The Colorado River runs for 1,450 miles and drains a watershed that encompasses seven US and two Mexican states. In addition to Nevada, downstream users that could eventually lose water include California, Arizona and northern Mexico. The Colorado River Compact controls use of the river, which is generally considered to be over-allocated, meaning there is more water on paper than there is in the river to distribute.

Early on, the city of Las Vegas realized that Lake Mead could provide a stable source of drinking water to the rapidly growing city. In total, the Colorado River provides water to nearly 40 million people for municipal and agricultural uses, seven National Wildlife Refuges, four National Recreation Areas and 11 National Parks. It also can provide more than 4,200 megawatts of electricity from hydroelectric facilities like the Hoover Dam. It is so overused that the river no longer reaches its delta in the Gulf of Mexico.

Standing in the hot sun and looking out over the lake, I felt a sense of urgency. Like Lake Mead, the Colorado River's survival has never been more threatened, and there has never been more of a need for conservation and efficiency from all of its users. People throughout the Southwest are just beginning to understand that all of their actions - from the water they drink, to the food they eat, to the energy they consume - have implications for the Colorado River. This is important because people who understand their own water use are better able to understand decisions made at the municipal, state and river basin level, and why sometimes-drastic measures have to be taken to limit water use.

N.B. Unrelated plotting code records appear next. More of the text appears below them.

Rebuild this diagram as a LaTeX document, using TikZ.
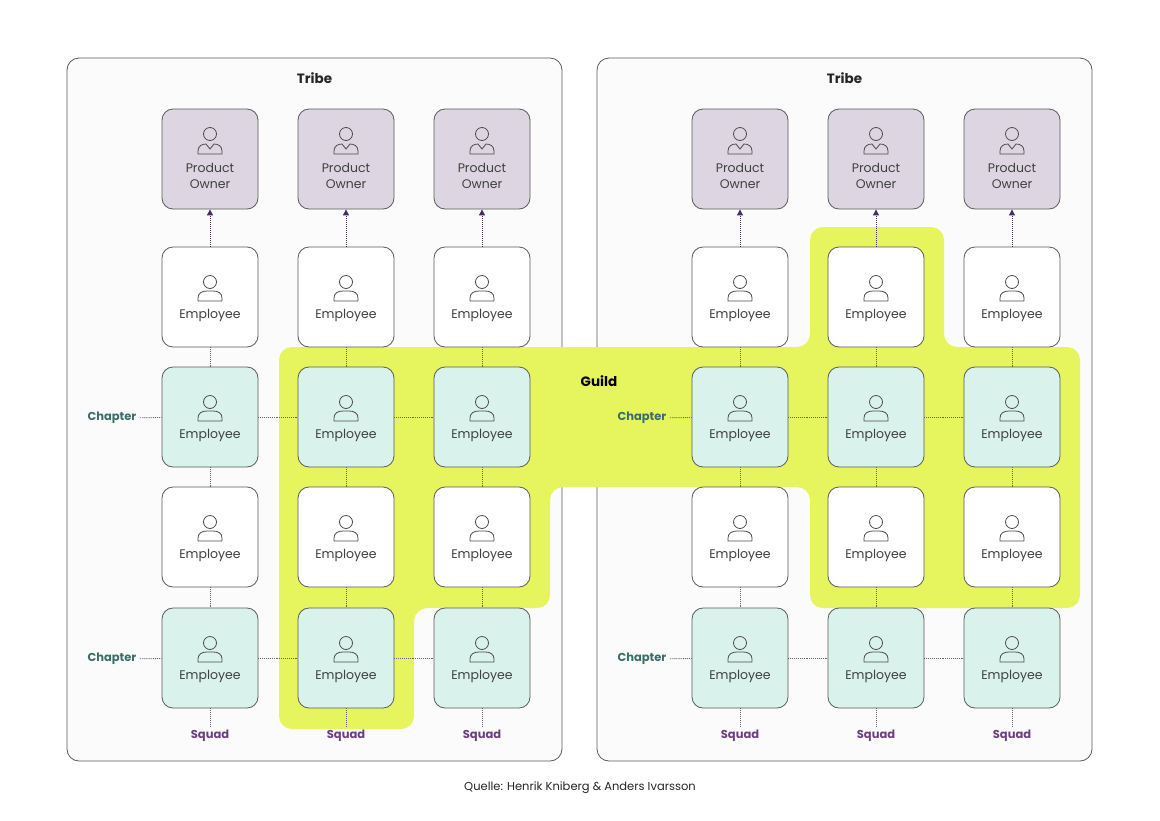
\documentclass[tikz,border=0pt]{standalone}
\usepackage{fontspec}
\setmainfont{Poppins}
\usetikzlibrary{arrows.meta}
\definecolor{po}{HTML}{DDD6E2}
\definecolor{ch}{HTML}{D9F3EC}
\definecolor{gy}{HTML}{E6F45E}
\definecolor{bd}{HTML}{5A5A5A}
\definecolor{tealt}{HTML}{3A6E68}
\definecolor{purp}{HTML}{6A3F82}
\definecolor{arr}{HTML}{4B2A66}
\begin{document}
\begin{tikzpicture}[x=1pt,y=-1pt,
  tribe/.style={draw=bd,fill=black!1.5,rounded corners=12,line width=0.8pt},
  box/.style={draw=bd,line width=0.8pt,rounded corners=11,minimum width=96pt,minimum height=100pt,fill=white},
  pobox/.style={box,fill=po},
  chbox/.style={box,fill=ch},
  txt/.style={font=\fontsize{12.5}{16}\selectfont,text=black!75,align=center},
  icon/.style={draw=black!70,line width=0.8pt},
  dot/.style={densely dotted,line width=0.9pt,draw=black!60},
  poarr/.style={densely dotted,line width=1pt,draw=arr,-{Triangle[length=6pt,width=6pt]}},
  chl/.style={font=\bfseries\fontsize{11.5}{13}\selectfont,text=tealt},
  sql/.style={font=\bfseries\fontsize{11.5}{13}\selectfont,text=purp},
  ttl/.style={font=\bfseries\fontsize{13.5}{15}\selectfont,text=black!85}]
\useasboundingbox (0,0) rectangle (1160,820);
\fill[white] (0,0) rectangle (1160,820);
\node[tribe,minimum width=495pt,minimum height=703pt] (T1) at (314.5,409.5) {};
\node[tribe,minimum width=495pt,minimum height=703pt] (T2) at (844.5,409.5) {};
\node[ttl] (t1) at (314.5,78) {Tribe};
\node[ttl] (t2) at (844.5,78) {Tribe};
% guild
\fill[gy,rounded corners=13] (279,347) -- (810,347) -- (810,227) -- (944,227) -- (944,347) -- (1080,347) -- (1080,608) -- (810,608) -- (810,487) -- (550,487) -- (550,608) -- (414,608) -- (414,729) -- (279,729) -- cycle;
\node[font=\bfseries\fontsize{13.5}{15}\selectfont] (guild) at (599,381) {Guild};
% grid
\foreach \t/\xa/\xb/\xc in {L/210/346/482,R/740/876/1012}{
  \foreach \c/\x in {1/\xa,2/\xb,3/\xc}{
    \node[pobox] (\t P\c) at (\x,159) {};
    \node[box] (\t A\c) at (\x,297) {};
    \node[chbox] (\t B\c) at (\x,417) {};
    \node[box] (\t C\c) at (\x,537) {};
    \node[chbox] (\t D\c) at (\x,658) {};
    \node[sql] (\t S\c) at (\x,736) {Squad};
    \node[txt] (\t Pt\c) at (\x,175.5) {Product\\Owner};
    \draw[icon] (\x,134) circle (6.5);
    \draw[icon] (\x-12,154) -- (\x-12,151) .. controls (\x-12,146) and (\x-8,144) .. (\x-4,144) -- (\x,149) -- (\x+4,144) .. controls (\x+8,144) and (\x+12,146) .. (\x+12,151) -- (\x+12,154) -- cycle;
    \foreach \r/\y in {A/297,B/417,C/537,D/658}{
      \node[txt] (\t \r t\c) at (\x,\y+18) {Employee};
      \draw[icon] (\x,\y-15) circle (6.5);
      \draw[icon] (\x-12,\y+4) -- (\x-12,\y+1) .. controls (\x-12,\y-4) and (\x-8,\y-6) .. (\x-3,\y-6) -- (\x+3,\y-6) .. controls (\x+8,\y-6) and (\x+12,\y-4) .. (\x+12,\y+1) -- (\x+12,\y+4) -- cycle;
    }
    \draw[poarr] (\t A\c) -- (\t P\c);
    \draw[dot] (\t A\c) -- (\t B\c);
    \draw[dot] (\t B\c) -- (\t C\c);
    \draw[dot] (\t C\c) -- (\t D\c);
    \draw[dot] (\t D\c.south) -- (\t S\c.north);
  }
  \node[chl] (\t H1) at (\xa-98,418) {Chapter};
  \node[chl] (\t H2) at (\xa-98,659) {Chapter};
  \draw[dot] (\t H1) -- (\t B1); \draw[dot] (\t B1) -- (\t B2); \draw[dot] (\t B2) -- (\t B3);
  \draw[dot] (\t H2) -- (\t D1); \draw[dot] (\t D1) -- (\t D2); \draw[dot] (\t D2) -- (\t D3);
}
\node[font=\fontsize{11.5}{13}\selectfont,text=black!85] (src) at (580,788) {Quelle: Henrik Kniberg \& Anders Ivarsson};
\end{tikzpicture}
\end{document}
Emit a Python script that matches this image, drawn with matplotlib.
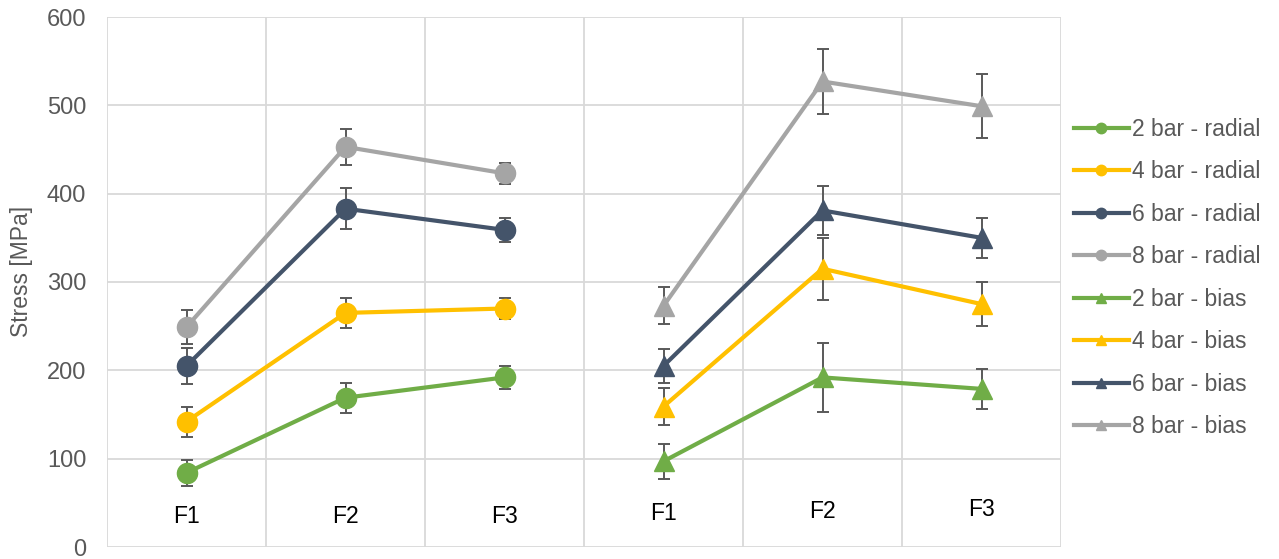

GRACE's Water Footprint Calculator is an easy and fun way for anyone in the US to learn about his or her water use. It's also a great first step in understanding the water scarcity that everyone in the Southwest faces. There are plenty of tips at the end of the Calculator that will help you find out how to lower your water footprint, a critical action if we're going to learn to live with the "bathtub ring," and try to use the Colorado River - and all of our other rivers - sustainably, now and into the future.